I used to do all plural but then I read a good argument online for doing singular so I switched to that for the next project and I've done singular ever since.

The few advantages of singular:

1. It's not always clear what the plural of something should be.

2. Chances are the singular maps better to your application layer (Person class <=> Person table).

chias8y ago

That's a fair point, but keep in mind that the author isn't suggesting these are the "correct" ways to write SQL. They're just his ways.

I don't think one standard is necessarily better than another, but the important thing is to have rules. Over the years I've adopted similar rules for myself, and just internal consistency is so much better. I have old projects with table names including: "logs", "log_requests", "log_users", "game_logs", etc., not to mention mixing of plural and singular, to the point where I need to `show tables` before writing any query just to remember what I even called the table I need.

zzzeek8y ago

I'm sure this SO answer will satisfy you: https://stackoverflow.com/a/4703155/34549

kbenson8y ago

That answer satisfied me initially, but less and less so the more I read. It became very obvious by the end that what is being represented is one "standard", but presented as the only possible correct solution.

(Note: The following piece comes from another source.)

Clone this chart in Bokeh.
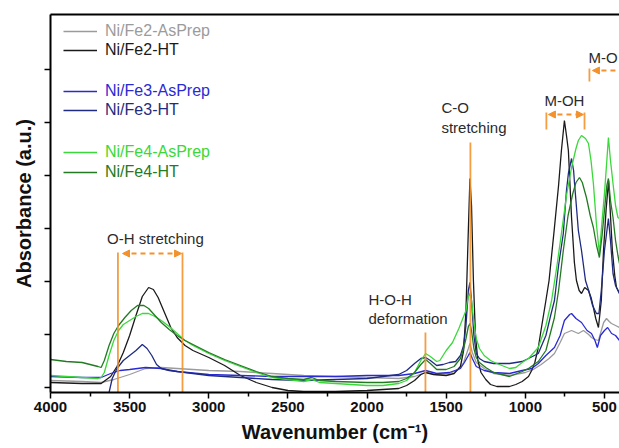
import math
from bokeh.plotting import figure
from bokeh.models import (Range1d, FixedTicker, LinearAxis, Legend, LegendItem, Label,
                          Arrow, NormalHead, CustomJSTickFormatter)
from bokeh.embed import file_html
from bokeh.resources import INLINE

# ---------------- data (wavenumber cm-1, absorbance a.u.) ----------------
fe2_asprep = [(4000,0.14),(3800,0.12),(3680,0.10),(3600,0.16),(3500,0.26),(3450,0.32),(3400,0.38),(3300,0.40),
              (3200,0.38),(3100,0.36),(3000,0.34),(2800,0.32),(2600,0.28),(2400,0.24),(2200,0.22),(2000,0.20),
              (1800,0.18),(1700,0.22),(1630,0.30),(1560,0.26),(1480,0.28),(1420,0.36),(1390,0.50),(1360,0.78),
              (1350,0.88),(1335,0.70),(1310,0.50),(1260,0.38),(1200,0.28),(1100,0.24),(1000,0.30),(950,0.36),
              (900,0.46),(850,0.58),(816,0.68),(780,0.90),(753,1.08),(708,1.14),(665,1.08),(633,1.14),(600,1.06),
              (582,1.00),(560,0.96),(538,0.94),(520,1.14),(505,1.30),(487,1.38),(470,1.32),(456,1.28),(430,1.24),
              (405,1.20)]

fe2_ht = [(4000,0.10),(3800,0.08),(3680,0.08),(3620,0.22),(3580,0.42),(3540,0.70),(3500,1.04),(3460,1.44),
          (3420,1.82),(3380,2.00),(3350,1.96),(3320,1.80),(3280,1.50),(3240,1.20),(3200,1.00),(3150,0.84),
          (3100,0.74),(3000,0.60),(2900,0.44),(2800,0.24),(2700,0.10),(2600,0.00),(2500,-0.06),(2400,-0.08),
          (2200,-0.08),(2000,-0.06),(1800,-0.02),(1750,0.04),(1700,0.14),(1660,0.26),(1630,0.30),(1580,0.26),
          (1500,0.24),(1450,0.28),(1410,0.42),(1390,0.74),(1375,1.54),(1362,2.94),(1350,4.18),(1340,3.64),
          (1328,2.14),(1315,1.04),(1300,0.54),(1280,0.30),(1250,0.16),(1220,0.06),(1180,0.02),(1100,0.02),
          (1060,0.06),(1020,0.12),(980,0.22),(960,0.34),(940,0.50),(918,0.80),(900,1.16),(870,1.74),(850,2.14),
          (816,3.20),(790,4.04),(772,4.74),(753,5.34),(740,5.04),(728,4.74),(708,3.40),(690,2.50),(677,2.14),
          (660,1.94),(645,1.88),(625,2.00),(601,1.94),(585,1.80),(570,1.60),(555,1.38),(538,1.20),(520,1.74),
          (506,2.74),(490,3.54),(474,4.14),(462,3.44),(450,2.74),(435,2.24),(424,2.00),(405,1.88)]

fe3_asprep = [(4000,0.22),(3800,0.20),(3680,0.20),(3620,0.28),(3560,0.34),(3500,0.36),(3450,0.38),(3400,0.40),
              (3300,0.38),(3200,0.32),(3000,0.26),(2800,0.24),(2600,0.22),(2400,0.22),(2200,0.22),(2000,0.24),
              (1800,0.24),(1700,0.28),(1630,0.34),(1560,0.28),(1480,0.30),(1410,0.38),(1385,0.50),(1360,0.64),
              (1350,0.70),(1335,0.58),(1310,0.42),(1260,0.34),(1200,0.30),(1100,0.28),(1020,0.34),(960,0.38),
              (918,0.48),(870,0.64),(816,0.80),(780,1.04),(753,1.34),(720,1.46),(708,1.48),(680,1.38),(645,1.30),
              (610,1.14),(582,1.08),(560,0.94),(545,0.80),(525,1.04),(500,1.14),(480,1.20),(455,1.08),(430,1.04),
              (405,0.94)]

fe3_ht = [(4000,-0.46),(3700,-0.46),(3650,-0.26),(3630,-0.10),(3610,0.18),(3580,0.38),(3540,0.54),(3500,0.64),
          (3460,0.74),(3420,0.86),(3390,0.78),(3360,0.64),(3330,0.46),(3300,0.38),(3250,0.34),(3200,0.32),
          (3100,0.28),(3000,0.24),(2800,0.20),(2600,0.16),(2400,0.14),(2200,0.16),(2000,0.18),(1800,0.26),
          (1750,0.34),(1700,0.48),(1660,0.58),(1630,0.60),(1600,0.54),(1560,0.44),(1520,0.46),(1480,0.50),
          (1440,0.52),(1410,0.64),(1390,0.84),(1375,1.24),(1360,1.94),(1350,2.10),(1340,1.74),(1325,1.04),
          (1310,0.68),(1290,0.58),(1260,0.52),(1200,0.48),(1100,0.48),(1020,0.52),(980,0.58),(918,0.68),
          (870,1.04),(840,1.44),(816,1.74),(790,2.44),(760,3.08),(740,3.94),(728,4.28),(708,4.58),(695,4.34),
          (689,4.08),(665,3.14),(645,2.74),(620,2.14),(600,1.94),(575,1.64),(551,1.48),(535,1.48),(520,1.94),
          (500,2.74),(475,3.38),(462,2.94),(446,2.28),(430,2.04),(405,1.88)]

fe4_asprep = [(4000,0.24),(3900,0.22),(3800,0.20),(3700,0.18),(3680,0.20),(3660,0.30),(3630,0.64),(3600,0.94),
              (3570,1.14),(3540,1.26),(3500,1.34),(3460,1.42),(3420,1.48),(3380,1.48),(3340,1.42),(3300,1.34),
              (3250,1.22),(3200,1.08),(3150,0.94),(3100,0.84),(3000,0.68),(2900,0.54),(2800,0.42),(2700,0.30),
              (2600,0.20),(2500,0.16),(2400,0.12),(2350,0.16),(2300,0.10),(2200,0.08),(2000,0.04),(1900,0.04),
              (1800,0.08),(1750,0.14),(1700,0.30),(1660,0.54),(1630,0.68),(1600,0.62),(1560,0.52),(1540,0.54),
              (1500,0.74),(1460,0.90),(1420,1.18),(1400,1.34),(1375,1.54),(1362,1.80),(1350,1.88),(1340,1.74),
              (1328,1.38),(1310,0.98),(1290,0.78),(1260,0.64),(1220,0.54),(1180,0.48),(1100,0.38),(1060,0.40),
              (1020,0.50),(980,0.58),(918,0.80),(870,1.24),(834,1.74),(800,2.44),(772,3.08),(740,3.84),(708,4.40),
              (680,4.78),(665,4.94),(645,5.04),(620,4.98),(601,4.88),(585,4.54),(570,4.08),(550,3.24),(532,2.68),
              (515,3.34),(500,3.88),(485,4.54),(475,5.00),(462,4.54),(446,4.08),(430,3.64),(415,3.40),(405,3.38)]

fe4_ht = [(4000,0.56),(3900,0.52),(3800,0.50),(3700,0.42),(3680,0.40),(3660,0.54),(3630,0.84),(3600,1.08),
          (3570,1.24),(3530,1.40),(3490,1.54),(3450,1.64),(3410,1.64),(3380,1.58),(3340,1.44),(3300,1.30),
          (3250,1.16),(3200,1.04),(3150,0.94),(3100,0.86),(3000,0.70),(2900,0.56),(2800,0.44),(2700,0.32),
          (2600,0.22),(2500,0.18),(2400,0.16),(2350,0.20),(2300,0.14),(2200,0.12),(2000,0.10),(1900,0.10),
          (1800,0.12),(1750,0.18),(1700,0.30),(1660,0.46),(1630,0.56),(1600,0.48),(1560,0.36),(1500,0.36),
          (1450,0.42),(1410,0.58),(1390,0.78),(1375,0.98),(1360,1.22),(1350,1.28),(1340,1.14),(1325,0.78),
          (1310,0.60),(1290,0.50),(1250,0.40),(1200,0.30),(1100,0.22),(1020,0.32),(980,0.38),(918,0.52),
          (870,0.74),(816,1.40),(790,1.94),(760,2.74),(730,3.44),(700,3.88),(680,4.10),(658,4.20),(640,4.10),
          (614,3.80),(590,3.44),(570,3.20),(550,2.84),(532,2.60),(515,3.04),(500,3.54),(485,4.04),(475,4.18),
          (462,3.74),(446,3.40),(430,2.94),(415,2.64),(405,2.48)]

series_names = ["Ni/Fe2-AsPrep", "Ni/Fe2-HT", "Ni/Fe3-AsPrep", "Ni/Fe3-HT", "Ni/Fe4-AsPrep", "Ni/Fe4-HT"]
series_data = [fe2_asprep, fe2_ht, fe3_asprep, fe3_ht, fe4_asprep, fe4_ht]
series_colors = ["#9b9b9b", "#1a1a1a", "#2a2ad4", "#1f2b80", "#3ad83a", "#237a23"]

# band markers
band_wn = [3574, 3166, 1631, 1347, 867, 626, 595]
band_top = [2.70, 2.70, 1.10, 4.90, 5.50, 5.50, 6.38]
band_bottom = [-0.10, -0.10, -0.10, -0.10, 5.16, 5.16, 6.12]

arrow_start_wn = [3545, 854, 576]
arrow_end_wn = [3172, 633, 250]
arrow_y = [2.68, 5.46, 6.34]

ann_text = ["O-H stretching", "H-O-H", "deformation", "C-O", "stretching", "M-OH", "M-O"]
ann_wn = [3337, 1991, 1991, 1530, 1530, 753, 601]
ann_y = [2.98, 1.76, 1.38, 5.60, 5.20, 5.74, 6.60]
ann_align = ["center", "left", "left", "left", "left", "center", "left"]

x_major_ticks = [4000, 3500, 3000, 2500, 2000, 1500, 1000, 500]
x_minor_ticks = [3750, 3250, 2750, 2250, 1750, 1250, 750]
y_ticks = [0, 1.06, 2.12, 3.18, 4.24, 5.30, 6.36]

# legend row positions (screen px from frame bottom)
legend_rows = [351, 332, 291, 272, 230, 210]

FONT = "Liberation Sans"
ORANGE = "#f3922c"

p = figure(width=619, height=448, x_range=Range1d(4000, 405), y_range=Range1d(-0.10, 7.46),
           output_backend="svg", toolbar_location=None,
           min_border_left=50, min_border_right=0, min_border_top=14, min_border_bottom=56)
p.outline_line_color = None
p.grid.visible = False
p.background_fill_color = "white"

renderers = []
for name, data, col in zip(series_names, series_data, series_colors):
    xs = [d[0] for d in data]
    ys = [d[1] for d in data]
    r = p.line(xs, ys, line_color=col, line_width=1.3)
    renderers.append(r)

p.segment(x0=band_wn, y0=band_bottom, x1=band_wn, y1=band_top, line_color=ORANGE, line_width=1.8, line_alpha=0.9)

for xs_, xe_, ya_ in zip(arrow_start_wn, arrow_end_wn, arrow_y):
    p.add_layout(Arrow(start=NormalHead(size=7, fill_color=ORANGE, line_color=ORANGE),
                       end=NormalHead(size=7, fill_color=ORANGE, line_color=ORANGE),
                       x_start=xs_, y_start=ya_, x_end=xe_, y_end=ya_,
                       line_color=ORANGE, line_width=1.8, line_dash="5 4"))

for t, xw, yv, al in zip(ann_text, ann_wn, ann_y, ann_align):
    p.add_layout(Label(x=xw, y=yv, text=t, text_font=FONT, text_font_size="15px", text_color="#2b2b2b",
                       text_align=al, text_baseline="middle"))

# axes
xa = p.xaxis[0]
xa.ticker = FixedTicker(ticks=x_major_ticks, minor_ticks=x_minor_ticks)
xa.axis_label = "Wavenumber (cm\u207b\u00b9)"
xa.axis_label_text_font = FONT
xa.axis_label_text_font_size = "20px"
xa.axis_label_text_font_style = "bold"
xa.axis_label_text_color = "#111111"
xa.axis_label_standoff = 6
xa.major_label_text_font = FONT
xa.major_label_text_font_size = "15px"
xa.major_label_text_font_style = "bold"
xa.major_label_text_color = "#111111"
xa.major_label_standoff = 3
xa.axis_line_width = 2
xa.major_tick_out = 6
xa.major_tick_in = 0
xa.minor_tick_out = 4
xa.minor_tick_in = 0
xa.major_tick_line_width = 1.5
xa.minor_tick_line_width = 1.5

ya = p.yaxis[0]
ya.ticker = FixedTicker(ticks=y_ticks, minor_ticks=[])
ya.formatter = CustomJSTickFormatter(code="return '';")
ya.axis_label = "Absorbance (a.u.)"
ya.axis_label_text_font = FONT
ya.axis_label_text_font_size = "20px"
ya.axis_label_text_font_style = "bold"
ya.axis_label_text_color = "#111111"
ya.axis_label_standoff = 10
ya.axis_line_width = 2
ya.major_tick_out = 6
ya.major_tick_in = 0
ya.major_tick_line_width = 1.5
ya.minor_tick_out = 0
ya.minor_tick_in = 0
ya.major_label_standoff = 0

top = LinearAxis(ticker=FixedTicker(ticks=[]), axis_line_width=2, major_tick_out=0, major_tick_in=0,
                 minor_tick_out=0, minor_tick_in=0)
p.add_layout(top, "above")

for name, r, col, vy in zip(series_names, renderers, series_colors, legend_rows):
    leg = Legend(items=[LegendItem(label=name, renderers=[r])], location=(13, vy),
                 background_fill_alpha=0, border_line_alpha=0, padding=0, margin=0, spacing=0,
                 glyph_width=34, glyph_height=20, label_height=20, label_standoff=8,
                 label_text_font=FONT, label_text_font_size="16px", label_text_color=col)
    p.add_layout(leg)

open("out.html", "w").write(file_html(p, INLINE))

It starts off with Yes. Beware of the heathens. Plural in the table names are a sure sign of someone who has not read any of the standard materials and has no knowledge of database theory. I thought the author was being flippant, but it became increasingly obvious that this is a true reflection of their dogmatic view with regard to this topic.

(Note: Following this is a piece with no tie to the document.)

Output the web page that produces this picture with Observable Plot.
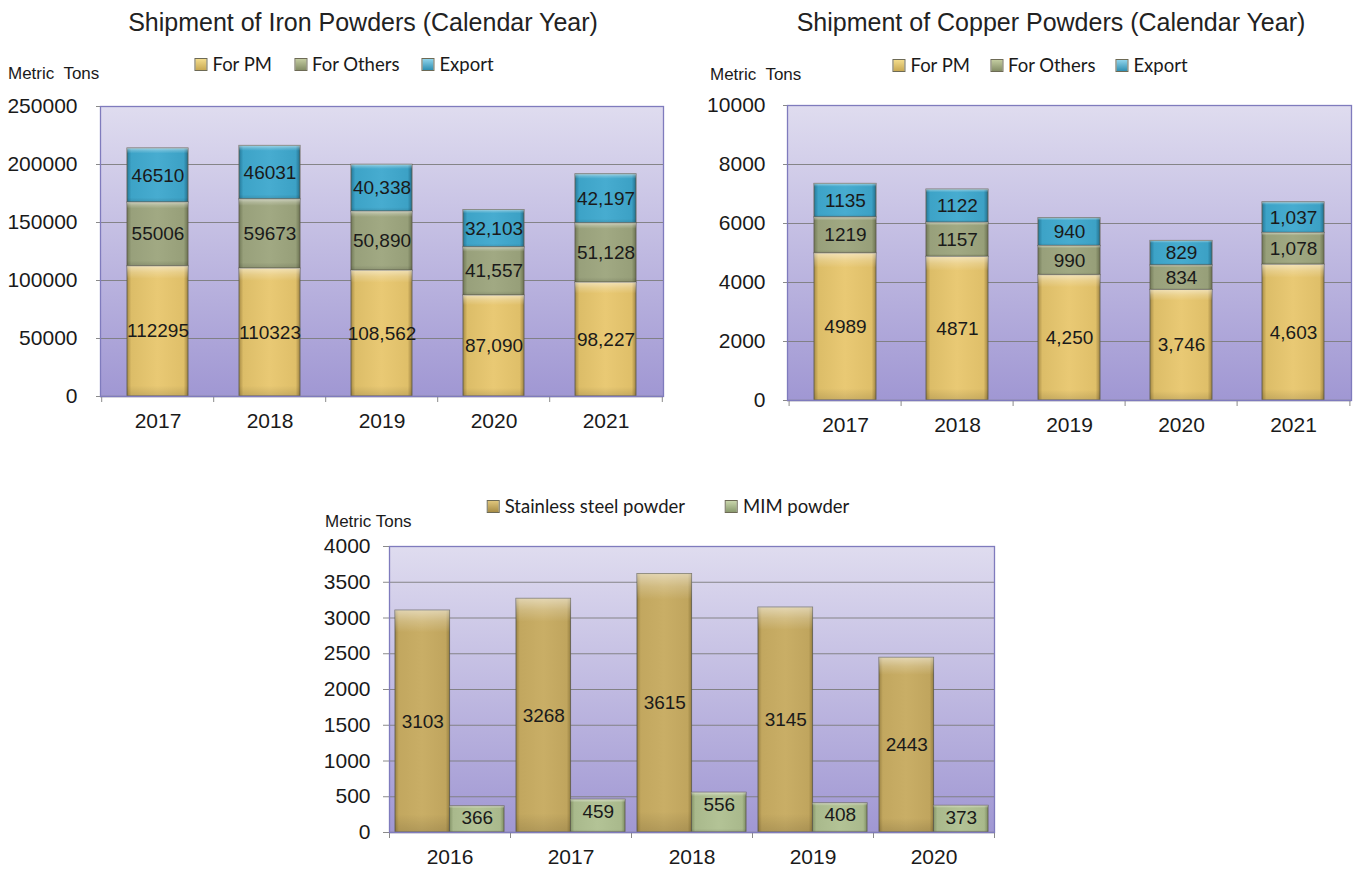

Even if this is the same view I would settle on with all the knowledge, being presented with what is obviously a single perspective with no acknowledgement whatsoever of any positive aspects of alternatives causes me to instinctively distrust quite a bit of the reasoning presented.

1 more reply

qilo8y ago

Relation definitions define types. Types have names. Tuple in a relation is an instantiation of the corresponding type. And we use singulars for class/types names in most programming systems (e.g. class Person vs class Persons).

davvolun8y ago

I've been through the relational algebra, I found this to be a nice, quick re-cover. More like a checklist than a full inspection.

jcadam8y ago

I know a reasonable amount of SQL but am by no means a database guru. Naturally, this makes me the local database expert at my current place of employment :/

The other devs' eyes glaze over when I say things like 'stored procedures' and 'trigger functions.' Bah.

wvenable8y ago

I don't understand this one:

> Mixed case identifier names means that every usage of the identifier will need to be quoted in double quotes

I've used quite a few RDBMS engines, including most mentioned by the author, and I've never had to quote mixed-case identifier names. They work just the same as all lower-cased names or as any other case-sensitive language.

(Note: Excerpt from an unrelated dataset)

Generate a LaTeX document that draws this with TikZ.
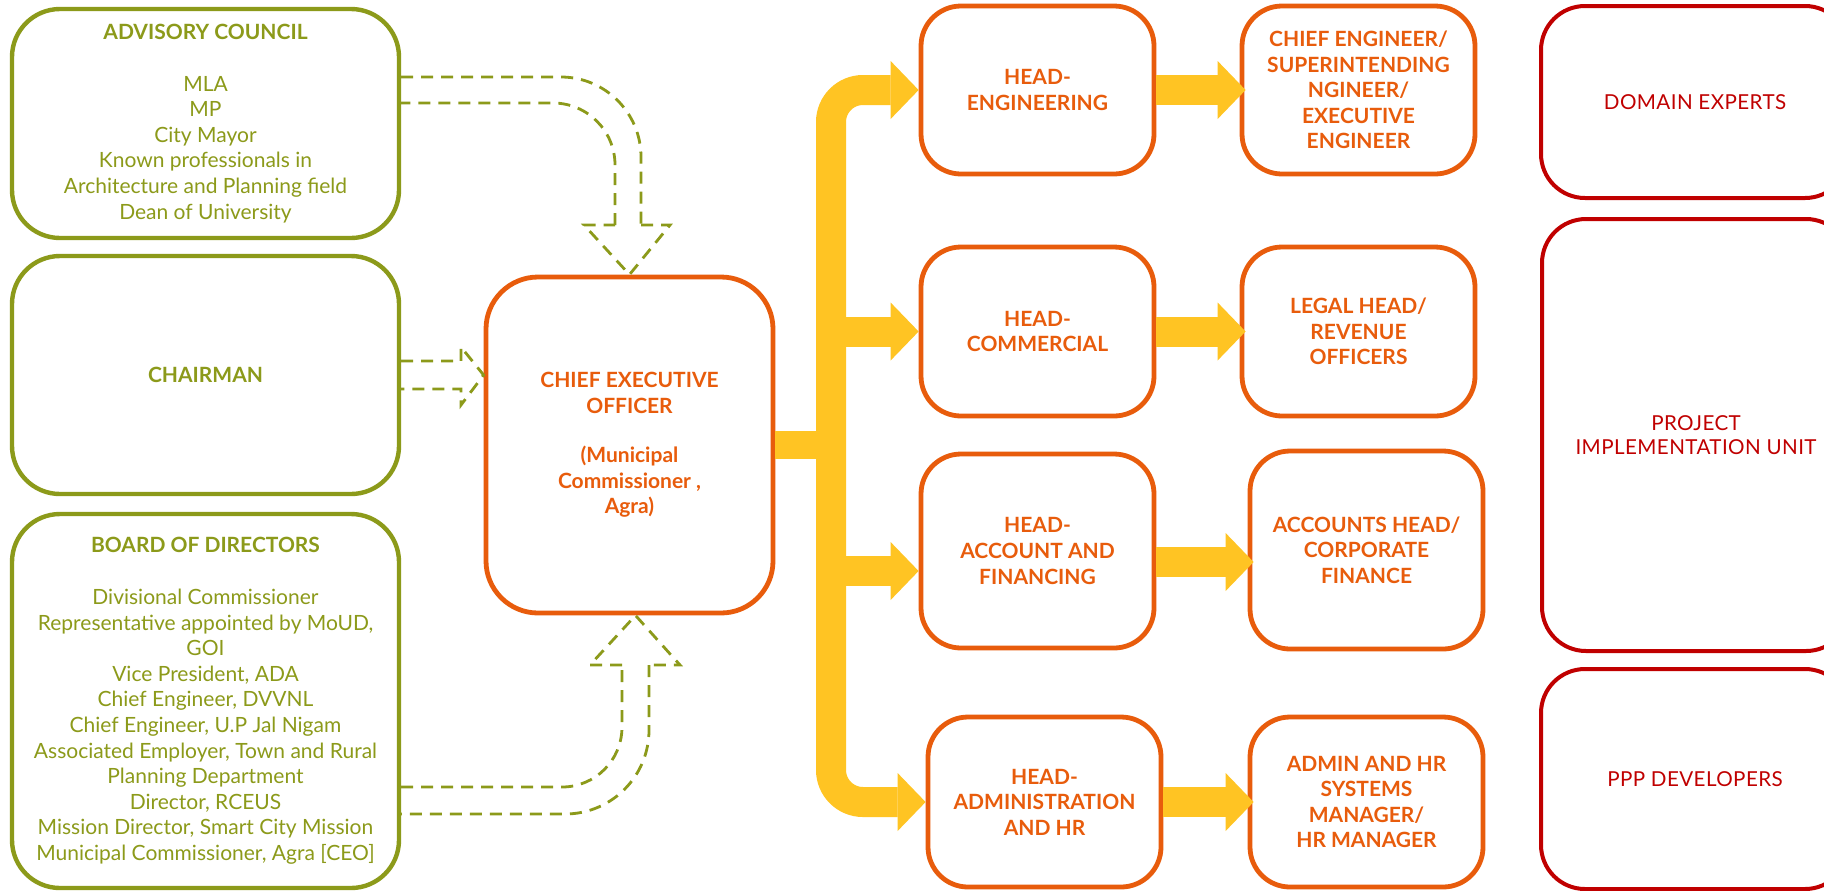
\documentclass[tikz,border=0pt]{standalone}
\usepackage{fontspec}
\setmainfont{Lato}
\usetikzlibrary{arrows.meta}
\definecolor{councilgreen}{RGB}{140,154,26}
\definecolor{officeorange}{RGB}{232,92,12}
\definecolor{unitred}{RGB}{192,0,0}
\definecolor{baryellow}{RGB}{255,196,35}
\begin{document}
\begin{tikzpicture}[x=0.5pt, y=-0.5pt,
  greenbox/.style={draw=councilgreen, line width=2.2pt, rounded corners=24pt,
    text=councilgreen, align=center, inner sep=0pt,
    font=\fontsize{10.5}{12.8}\selectfont},
  orangebox/.style={draw=officeorange, line width=2.4pt, rounded corners=20pt,
    text=officeorange, align=center, inner sep=0pt,
    font=\bfseries\fontsize{10.5}{12.8}\selectfont},
  redbox/.style={draw=unitred, line width=2pt, rounded corners=22pt,
    text=unitred, align=center, inner sep=0pt,
    font=\fontsize{10.3}{12}\selectfont\addfontfeature{LetterSpace=2}},
  dasharrow/.style={draw=councilgreen, line width=1.4pt, dash pattern=on 6pt off 4pt},
  yellowbar/.style={draw=baryellow, line width=15pt},
  yellowarrow/.style={yellowbar, -{Triangle[length=14pt,width=29pt,line width=0pt]}}
]

        \path[use as bounding box, clip] (0,0) rectangle (1824,890);
        \fill[white] (0,0) rectangle (1824,890);

        \begin{scope}[every node/.style={greenbox, minimum width=193.5pt}]
          \node[minimum height=114.5pt] (adv)   at (205.5,123.5) {\textbf{ADVISORY COUNCIL}\\[13pt]MLA\\MP\\City Mayor\\Known professionals in\\Architecture and Planning field\\Dean of University};
          \node[minimum height=119pt]   (chair) at (205.5,375)   {\textbf{CHAIRMAN}};
          \node[minimum height=187pt]   (board) at (205.5,701)   {\textbf{BOARD OF DIRECTORS}\\[13pt]Divisional Commissioner\\Representative appointed by MoUD,\\GOI\\Vice President, ADA\\Chief Engineer, DVVNL\\Chief Engineer, U.P Jal Nigam\\Associated Employer, Town and Rural\\Planning Department\\Director, RCEUS\\Mission Director, Smart City Mission\\Municipal Commissioner, Agra [CEO]};
        \end{scope}

        \node[orangebox, minimum width=143.5pt, minimum height=168pt, rounded corners=26pt] (ceo) at (629.5,445) {CHIEF EXECUTIVE\\OFFICER\\[12pt](Municipal\\Commissioner ,\\Agra)};

        \begin{scope}[every node/.style={orangebox, minimum width=116.5pt}]
          \node[minimum height=84pt]   (heng)  at (1037.5,90)    {HEAD-\\ENGINEERING};
          \node[minimum height=84pt]   (ceng)  at (1358.5,90)    {CHIEF ENGINEER/\\SUPERINTENDING\\NGINEER/\\EXECUTIVE\\ENGINEER};
          \node[minimum height=84.5pt] (hcom)  at (1037.5,331.5) {HEAD-\\COMMERCIAL};
          \node[minimum height=84.5pt] (legal) at (1358.5,331.5) {LEGAL HEAD/\\REVENUE\\OFFICERS};
          \node[minimum height=97pt]   (hacc)  at (1037.5,551)   {HEAD-\\ACCOUNT AND\\FINANCING};
          \node[minimum height=99pt]   (accts) at (1366.5,550)   {ACCOUNTS HEAD/\\CORPORATE\\FINANCE};
          \node[minimum height=85pt]   (hadm)  at (1044.5,802)   {HEAD-\\ADMINISTRATION\\AND HR};
          \node[minimum height=85pt]   (admhr) at (1366.5,802)   {ADMIN AND HR\\SYSTEMS\\MANAGER/\\HR MANAGER};
        \end{scope}

        \begin{scope}[every node/.style={redbox, minimum width=154pt}]
          \node[minimum height=96pt]  (dom) at (1695,102) {DOMAIN EXPERTS};
          \node[minimum height=216pt] (piu) at (1696,435) {PROJECT\\IMPLEMENTATION UNIT};
          \node[minimum height=110pt] (ppp) at (1695,779) {PPP DEVELOPERS};
        \end{scope}

        \draw[dasharrow, rounded corners=40pt] (adv.east |- 0,77) -- (641,77) -- (641,225);
        \draw[dasharrow] (641,225) -- (670,225) -- (ceo.north) -- (584,225) -- (615,225);
        \draw[dasharrow, rounded corners=31pt] (615,225) -- (615,103) -- (adv.east |- 0,103);

        \draw[dasharrow] (chair.east |- 0,361) -- (461,361) -- (461,347) -- (ceo.west |- chair.east)
          -- (461,405) -- (461,389) -- (chair.east |- 0,389);

        \draw[dasharrow, rounded corners=30pt] (board.east |- 0,787) -- (622,787) -- (622,665);
        \draw[dasharrow] (622,665) -- (590,665) -- ([xshift=3pt]ceo.south) -- (680,665) -- (649,665);
        \draw[dasharrow, rounded corners=42pt] (649,665) -- (649,814) -- (board.east |- 0,814);

        \coordinate (fork) at (831,702);
        \draw[yellowbar, line width=14pt] (ceo.east) -- (ceo.east -| fork);
        \draw[yellowarrow, rounded corners=16pt] (fork) |- (heng.west);
        \draw[yellowarrow, rounded corners=16pt] (fork) |- (hadm.west);
        \draw[yellowarrow] (fork |- hcom.west) -- (hcom.west);
        \draw[yellowarrow] ([yshift=-10pt]hacc.west -| fork) -- ([yshift=-10pt]hacc.west);

        \begin{scope}[every path/.style={shorten >=-3pt}]
          \draw[yellowarrow] (heng.east) -- (ceng.west);
          \draw[yellowarrow] (hcom.east) -- (legal.west);
          \draw[yellowarrow] ([yshift=-5.5pt]hacc.east) -- ([yshift=-5.5pt]hacc.east -| accts.west);
          \draw[yellowarrow] (hadm.east) -- (admhr.west);
        \end{scope}

\end{tikzpicture}
\end{document}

Most of the programming languages I use typically have the convention of using PascalCase for classes and public fields/properties so I prefer to use that convention for tables and columns (and then everything else for consistency). When doing operations between the application and the database, the name is exactly the same without the need for translation.

Otherwise, I think it's a good list.

stubish8y ago

If you are not quoting your mixed-case identifiers, then they are not mixed-case. They are being implicitly converted to either lowercase or uppercase depending on your database, and your capitalization is lost. It normally doesn't matter, until you are introspecting your database schema, at which point your code generation generates a Organizationrole protobuf message instead of an OrganizationRole, or your ORM fails to find OrganizationRole because PostgreSQL stored it as organizationrole.

wvenable8y ago

This seems like a terrible feature of Postgres and Oracle (which apparently works the same but oppositely). All other database engines I've used have retained the case of unquoted identifiers.

I haven't used Postgres enough to notice this, it's almost a deal breaker.

I might be tempted to mandate that all identifiers be quoted than deal with half the possible characters for names. Although more likely all code-generation would happen on the application side with DB migrations so the database wouldn't the source of truth for identifier names, anyway.

wfriesen8y ago

In Oracle this is kind of hidden away since it is case sensitive, but unquoted identifiers are silently converted to uppercase, quoted identifiers are used as-is. So, for queries against something like

  create table foo (
    Bar integer,
    "Foobar" integer
  );

Referring to Bar, BAR, bar, and "Foobar" will work, but foobar and Foobar will not.

walshemj8y ago

How come I have never in a multi decade career come across "i18n".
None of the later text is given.